Selected sites – especially those that were supposed to survive Black Friday for the first time – were subjected to performance tests. Using appropriately constructed profiles in gatling and jMeter applications, we simulated the movement of an ordinary user browsing the site, adding products to the basket or processing an order. Then we increased the number of simultaneous simulated users to values reaching and exceeding the assumed traffic. All this to verify whether the environment is capable of handling it, and then to determine what the performance limit is and where the bottlenecks are.
Knowledge of potential bottlenecks is very useful because it allows you to perform optimization, increase resources, prepare scaling or simply show what elements need careful observation.
These preparatory activities gave us confidence that we could ensure continuity of services during Black Friday in relation to the assumed traffic volumes, as well as knowledge of how to proceed if these assumptions are exceeded.
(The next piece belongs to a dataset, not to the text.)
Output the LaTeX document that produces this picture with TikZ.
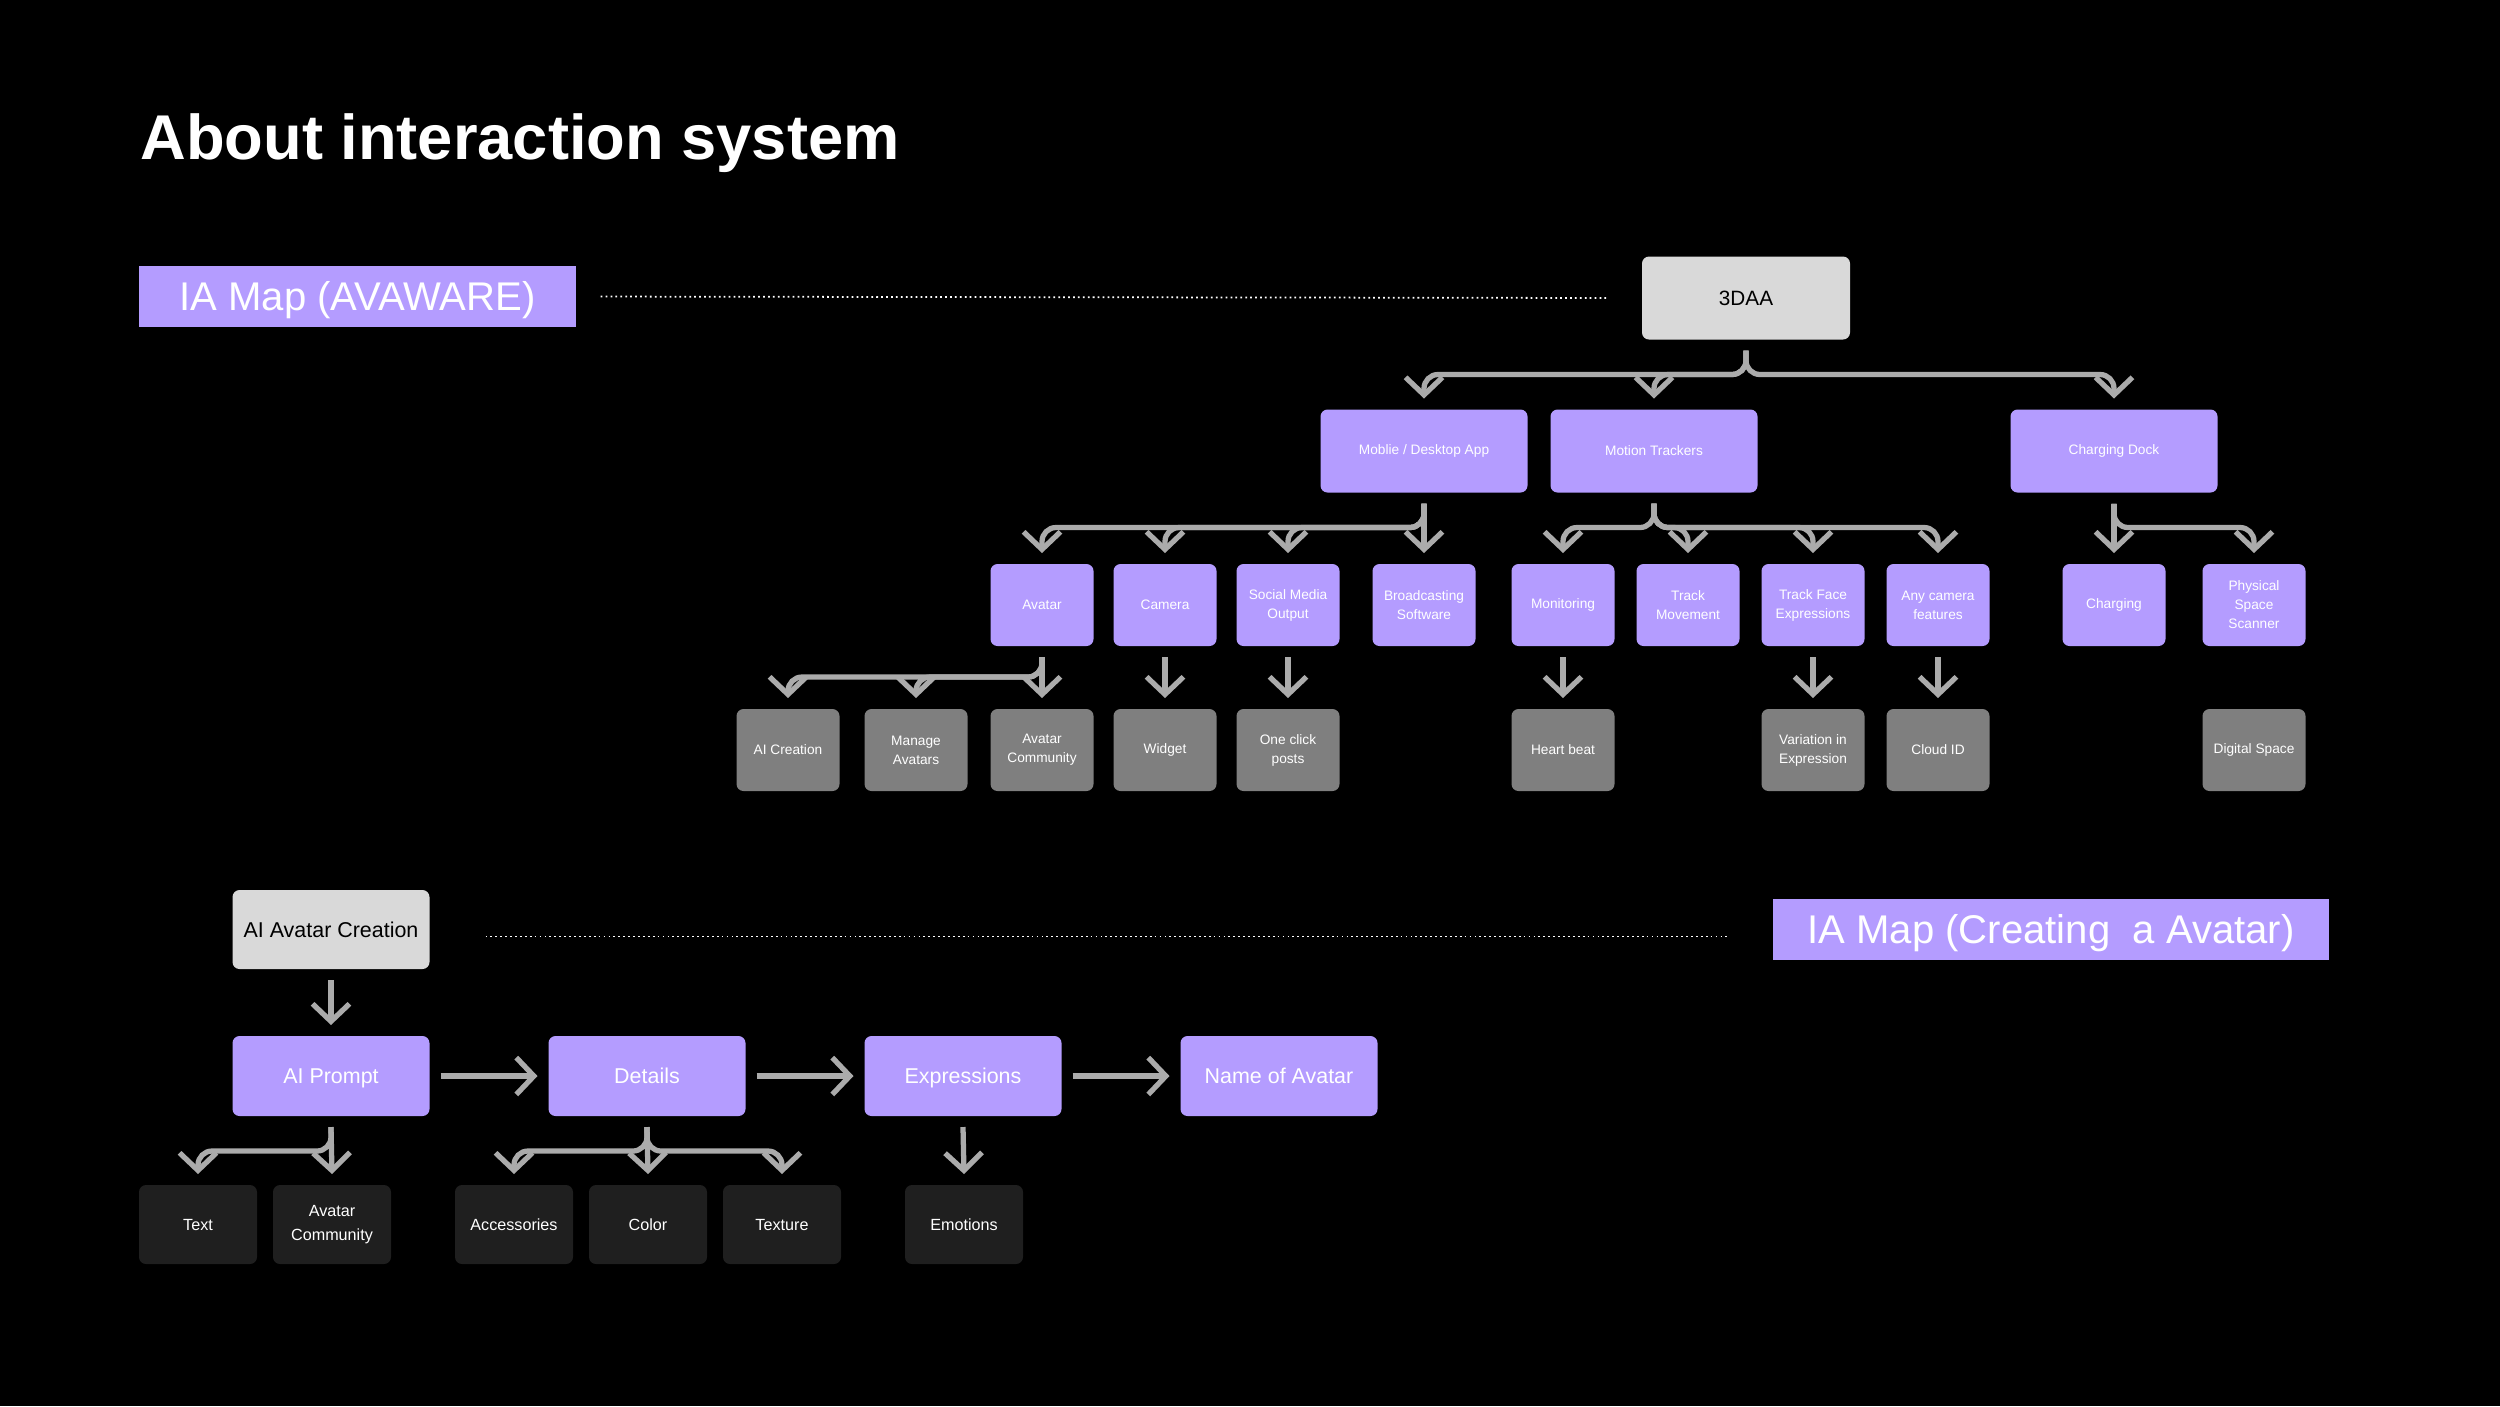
\documentclass[tikz,border=0pt]{standalone}
\usepackage{fontspec}
\setmainfont{Liberation Sans}
\usepackage{tikz}
\usetikzlibrary{arrows.meta}
\definecolor{iapurple}{HTML}{B49CFF}
\definecolor{rootgray}{HTML}{D9D9D9}
\definecolor{leafgray}{HTML}{7F7F7F}
\definecolor{leafdark}{HTML}{1F1F1F}
\definecolor{linkgray}{HTML}{ABABAB}

\begin{document}
\begin{tikzpicture}[x=0.1mm, y=-0.1mm,
  box/.style={rounded corners=0.7mm, align=center, inner sep=0pt, outer sep=1.1mm, text=white, font=\fontsize{3.9}{5.4}\selectfont},
  rootbox/.style={box, fill=rootgray, text=black, text height=4.25pt, text depth=0pt, minimum width=20.8mm, minimum height=8.3mm, font=\fontsize{5.9}{7}\selectfont},
  topbox/.style={box, fill=iapurple, minimum width=20.7mm, minimum height=8.3mm},
  midbox/.style={box, fill=iapurple, minimum width=10.3mm, minimum height=8.2mm},
  leafbox/.style={box, fill=leafgray, minimum width=10.3mm, minimum height=8.2mm},
  startbox/.style={box, fill=rootgray, text=black, text height=4.4pt, text depth=0pt, minimum width=19.7mm, minimum height=7.9mm, font=\fontsize{6.1}{7.5}\selectfont},
  stepbox/.style={box, fill=iapurple, text height=4.4pt, text depth=0pt, minimum width=19.7mm, minimum height=8mm, font=\fontsize{6.1}{7.5}\selectfont},
  optbox/.style={box, fill=leafdark, minimum width=11.8mm, minimum height=7.9mm, font=\fontsize{4.6}{6.8}\selectfont},
  maplabel/.style={fill=iapurple, text=white, inner sep=0pt, text height=8.2pt, text depth=0pt, minimum height=6.1mm, font=\fontsize{11.4}{13}\selectfont},
  link/.style={draw=linkgray, line width=1.5pt, rounded corners=1.4mm, -{Straight Barb[length=5pt, width=10.5pt]}},
  guide/.style={draw=white, line width=0.5pt, dash pattern=on 0.5pt off 0.9pt}]
\fill[black] (0,0) rectangle (2500,1406);
\node[anchor=base west, text=white, font=\fontsize{18}{20}\selectfont\bfseries] (title) at (128,159) {About interaction system};

% IA map (avaware)
\node[maplabel, minimum width=43.7mm] (mapone) at (357.5,296.5) {IA Map (AVAWARE)};
\node[rootbox] (root) at (1746,298) {3DAA};
\draw[guide, shorten <=2.4mm, shorten >=2.4mm] (mapone.east) -- (root.west);

\node[topbox] (app) at (1424,451) {Moblie / Desktop App};
\node[topbox] (motion) at (1654,451) {Motion Trackers};
\node[topbox] (dock) at (2114,451) {Charging Dock};

\node[midbox] (avatar) at (1042,605) {Avatar};
\node[midbox] (camera) at (1165,605) {Camera};
\node[midbox] (social) at (1288,605) {Social Media\\Output};
\node[midbox] (broadcast) at (1424,605) {Broadcasting\\Software};
\node[midbox] (monitor) at (1563,605) {Monitoring};
\node[midbox] (trackmove) at (1688,605) {Track\\Movement};
\node[midbox] (trackface) at (1813,605) {Track Face\\Expressions};
\node[midbox] (anycam) at (1938,605) {Any camera\\features};
\node[midbox] (charging) at (2114,605) {Charging};
\node[midbox] (scanner) at (2254,605) {Physical\\Space\\Scanner};

\node[leafbox] (aicreate) at (788,750) {AI Creation};
\node[leafbox] (manage) at (916,750) {Manage\\Avatars};
\node[leafbox] (avcomm) at (1042,750) {Avatar\\Community};
\node[leafbox] (widget) at (1165,750) {Widget};
\node[leafbox] (oneclick) at (1288,750) {One click\\posts};
\node[leafbox] (heartbeat) at (1563,750) {Heart beat};
\node[leafbox] (variation) at (1813,750) {Variation in\\Expression};
\node[leafbox] (cloudid) at (1938,750) {Cloud ID};
\node[leafbox] (digital) at (2254,750) {Digital Space};

\draw[link] (root.south) -- ++(0,24) -| (app.north); \draw[link] (root.south) -- ++(0,24) -| (motion.north); \draw[link] (root.south) -- ++(0,24) -| (dock.north);
\draw[link] (app.south) -- ++(0,24) -| (avatar.north); \draw[link] (app.south) -- ++(0,24) -| (camera.north); \draw[link] (app.south) -- ++(0,24) -| (social.north);
\draw[link] (app.south) -- (broadcast.north);
\draw[link] (motion.south) -- ++(0,24) -| (monitor.north); \draw[link] (motion.south) -- ++(0,24) -| (trackmove.north);
\draw[link] (motion.south) -- ++(0,24) -| (trackface.north); \draw[link] (motion.south) -- ++(0,24) -| (anycam.north);
\draw[link] (dock.south) -- (charging.north); \draw[link] (dock.south) -- ++(0,24) -| (scanner.north);
\draw[link] (avatar.south) -- ++(0,20) -| (aicreate.north); \draw[link] (avatar.south) -- ++(0,20) -| (manage.north);
\draw[link] (avatar.south) -- (avcomm.north); \draw[link] (camera.south) -- (widget.north); \draw[link] (social.south) -- (oneclick.north);
\draw[link] (monitor.south) -- (heartbeat.north); \draw[link] (trackface.south) -- (variation.north); \draw[link] (anycam.south) -- (cloudid.north);

% IA map (creating a avatar)
\node[startbox] (start) at (331,929.5) {AI Avatar Creation};
\node[maplabel, minimum width=55.6mm] (maptwo) at (2051,929.5) {IA Map (Creating\ \ a Avatar)};
\draw[guide, shorten <=4.5mm, shorten >=4.3mm] ([yshift=-0.7mm]start.east) -- ([yshift=-0.7mm]maptwo.west);

\node[stepbox] (prompt) at (331,1076) {AI Prompt};
\node[stepbox] (details) at (647,1076) {Details};
\node[stepbox] (expressions) at (963,1076) {Expressions};
\node[stepbox] (avname) at (1279,1076) {Name of Avatar};

\node[optbox] (text) at (198,1224.5) {Text};
\node[optbox] (community) at (332,1224.5) {Avatar\\Community};
\node[optbox] (accessories) at (514,1224.5) {Accessories};
\node[optbox] (color) at (648,1224.5) {Color};
\node[optbox] (texture) at (782,1224.5) {Texture};
\node[optbox] (emotions) at (964,1224.5) {Emotions};

\draw[link] (start.south) -- (prompt.north);
\draw[link] (prompt.east) -- (details.west); \draw[link] (details.east) -- (expressions.west); \draw[link] (expressions.east) -- (avname.west);
\draw[link] (prompt.south) -- ++(0,24) -| (text.north); \draw[link] (prompt.south) -- (community.north);
\draw[link] (details.south) -- ++(0,24) -| (accessories.north); \draw[link] (details.south) -- (color.north); \draw[link] (details.south) -- ++(0,24) -| (texture.north);
\draw[link] (expressions.south) -- (emotions.north);
\end{tikzpicture}
\end{document}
The websites, apart from standard monitoring by administrators on duty, were additionally inspected by the administrators supervising the projects. We analysed traffic on websites, comparing it with assumptions, and we checked how traffic translates into resource load.
Monitoring was carried out on many levels:
- Active detectors regularly examined website fronts, e.g. by downloading the homepage and selected subpages, checking the response time of the server and the received content. In addition, we verified the performance of each component, starting from the web server, through databases, cache layers and ending with the operation of the physical components themselves inside servers. Any deviation from the norm resulted in immediate notification of administrators waiting to react.
- Continuous passive monitoring showed key general metrics such as the number of requests per minute on websites, and detailed metrics such as loads on components, especially those that formed bottlenecks. The information provided by this monitoring made it possible to uncover situations that could lead to outages and take action before the failure occurred.
These actions translated into measurable effects:
- Only one store worked for a short time at reduced efficiency, just after the launch of an advertising campaign, which generated traffic significantly exceeding the expected volume, even before the environments managed to scale. The situation was immediately resolved, and the website was scaled up in a preventive manner with a correspondingly larger reserve.
- All other services under the care of the Unity Group team of administrators made it through Black Friday with flying colours, without recording any failures despite record numbers of visitors and conversions.
- The stores of our customers serviced tens of thousands of orders in one day and were prepared for record numbers of visitors.
The Unity administration team takes the reliability and performance of our customers’ systems very seriously. We are aware of the importance of full capacity and performance on key sales days, which is why we prepare it in advance – this translates into customer satisfaction.
This is confirmed in reports submitted by our customers at the end of the day crowning weeks of preparation:
The system is robust. The number of orders is a new record, maximum Unique Users at the same time. Thank you for the optimization!